ニデックは2月22日、グループ会社のニデックモータと個人向けeVTOL(電動垂直離着陸機)を製造するAIR VEV社(以下、AIR社)が開発中の2人乗りのeVTOL機(空飛ぶクルマ)「AIR ONE(エアワン)」の生産モデル開発向けモーターの共同開発で合意したと発表した。
AIR社は2018年にイスラエルで設立されたeVTOL開発・製造企業。開発中のAIR ONEはすでに1,000台以上の予約を獲得しており、機体認証取得後、初期受注分を納入する予定。今後AIR社およびニデックの子会社、ニデック・エアロスペースの両社は中型eVTOL専用のモータを設計・開発し、現在急成長中の次世代モビリティ業界で、まだどの企業も参入していない分野の開拓を目指す。

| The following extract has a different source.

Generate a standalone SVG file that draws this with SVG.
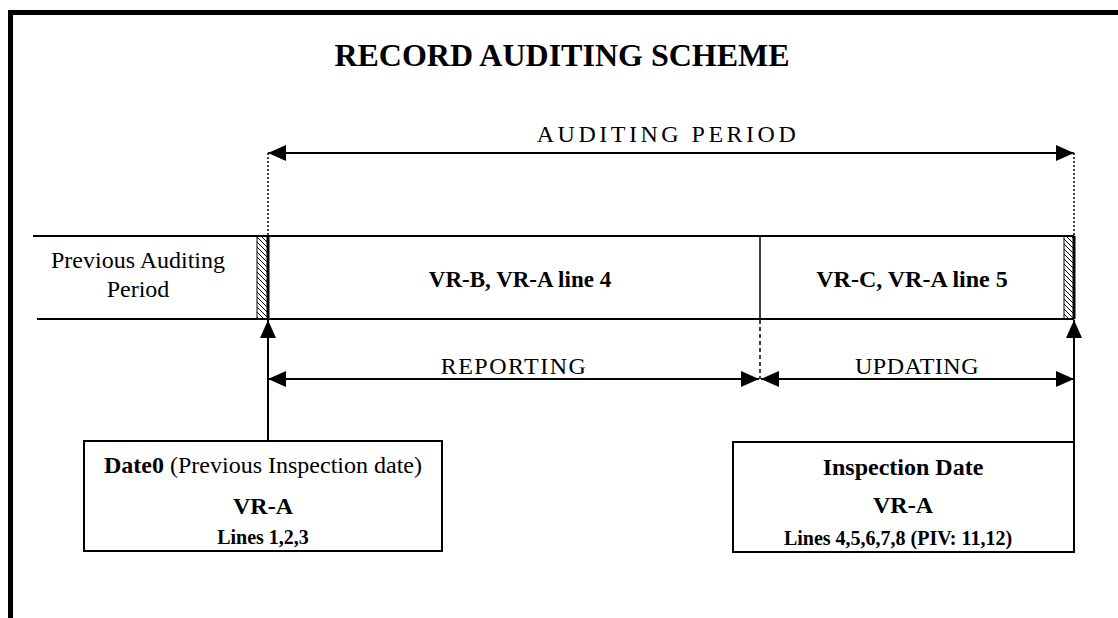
<svg xmlns="http://www.w3.org/2000/svg" width="1118" height="618" viewBox="0 0 1118 618">
  <style>
    .t { font-family: "Liberation Serif", "Times New Roman", serif; fill: #000; text-anchor: middle; }
    .b { font-weight: bold; }
    .ln { stroke: #000; stroke-width: 2; fill: none; }
    .box { stroke: #000; stroke-width: 2; fill: #fff; }
    .dot { stroke: #000; stroke-width: 1.5; stroke-dasharray: 2 2; fill: none; }
    .dash { stroke: #000; stroke-width: 1.5; stroke-dasharray: 4 3; fill: none; }
    .arr { stroke: #000; stroke-width: 2; fill: none; marker-end: url(#ah); }
    .arr2 { stroke: #000; stroke-width: 2; fill: none; marker-start: url(#ah); marker-end: url(#ah); }
  </style>
  <defs>
    <marker id="ah" viewBox="0 0 18 16" refX="18" refY="8" markerWidth="18" markerHeight="16" markerUnits="userSpaceOnUse" orient="auto-start-reverse">
      <path d="M0,0 L18,8 L0,16 z" fill="#000"/>
    </marker>
    <pattern id="hatch" patternUnits="userSpaceOnUse" width="5" height="5">
      <path d="M0,0 L5,5 M-1,4 L1,6 M4,-1 L6,1" stroke="#000" stroke-width="1"/>
    </pattern>
  </defs>
  <rect x="0" y="0" width="1118" height="618" fill="#fff"/>
  <path d="M10.5,618 V12.5 H1118" stroke="#000" stroke-width="5" fill="none" stroke-linejoin="miter"/>

  <g id="title">
    <text class="t b" x="562" y="66" font-size="32">RECORD AUDITING SCHEME</text>
  </g>

  <g id="band">
    <line class="ln" x1="33" y1="236" x2="1074" y2="236"/>
    <line class="ln" x1="37" y1="319" x2="1074" y2="319"/>
    <line x1="760" y1="236" x2="760" y2="319" stroke="#000" stroke-width="1.5"/>
    <rect x="257" y="236" width="11" height="83" fill="url(#hatch)" stroke="#000" stroke-width="1"/>
    <line x1="268" y1="236" x2="268" y2="319" stroke="#000" stroke-width="3"/>
    <rect x="1064" y="236" width="10" height="83" fill="url(#hatch)" stroke="#000" stroke-width="1"/>
    <line x1="1074" y1="236" x2="1074" y2="319" stroke="#000" stroke-width="3"/>
  </g>

  <g id="prev-period">
    <text class="t" x="138" y="268" font-size="24">Previous Auditing</text>
    <text class="t" x="138" y="297" font-size="24">Period</text>
  </g>
  <g id="vrb">
    <text class="t b" x="520" y="287" font-size="23">VR-B, VR-A line 4</text>
  </g>
  <g id="vrc">
    <text class="t b" x="912" y="287" font-size="24">VR-C, VR-A line 5</text>
  </g>

  <g id="connectors">
    <line class="arr2" x1="268" y1="153" x2="1074" y2="153"/>
    <line class="dot" x1="268" y1="153" x2="268" y2="236"/>
    <line class="dot" x1="1074" y1="153" x2="1074" y2="236"/>
    <line class="arr2" x1="268" y1="379" x2="759" y2="379"/>
    <line class="arr2" x1="761" y1="379" x2="1074" y2="379"/>
    <line class="dash" x1="760" y1="320" x2="760" y2="379"/>
    <line class="arr" x1="268" y1="441" x2="268" y2="320"/>
    <line class="arr" x1="1074" y1="442" x2="1074" y2="320"/>
  </g>

  <g id="labels">
    <text class="t" x="668" y="142" font-size="24" letter-spacing="3.5">AUDITING PERIOD</text>
    <text class="t" x="514" y="374" font-size="24" letter-spacing="1.5">REPORTING</text>
    <text class="t" x="917" y="374" font-size="24" letter-spacing="0.5">UPDATING</text>
  </g>

  <g id="date0">
    <rect class="box" x="84" y="441" width="358" height="110"/>
    <text class="t" x="263" y="473" font-size="24"><tspan class="b">Date0</tspan> (Previous Inspection date)</text>
    <text class="t b" x="263" y="514" font-size="24">VR-A</text>
    <text class="t b" x="263" y="544" font-size="20">Lines 1,2,3</text>
  </g>

  <g id="inspection">
    <rect class="box" x="733" y="442" width="341" height="110"/>
    <text class="t b" x="903" y="475" font-size="24">Inspection Date</text>
    <text class="t b" x="903" y="513" font-size="24">VR-A</text>
    <text class="t b" x="898" y="545" font-size="20">Lines 4,5,6,7,8 (PIV: 11,12)</text>
  </g>
</svg>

筑波大 難治性の脳のがんに世界初の独自治療法 治験開始

筑波大学(所在地:茨城県つくば市)は2月22日、難治性がんの一種、こう芽腫という脳の病気に対して次世代の治療法で治験を開始すると発表した。同大学はつくば市の高エネルギー加速器研究機構などと連携し、独自に開発した照射装置と治療薬を組み合わせた「BNCT」という治療法で、初めてこう芽腫と診断された患者への治療を始めるという。BNCTはがん細胞に取り込んだ「ホウ素」に中性子を照射し、がん細胞を破壊する治療法。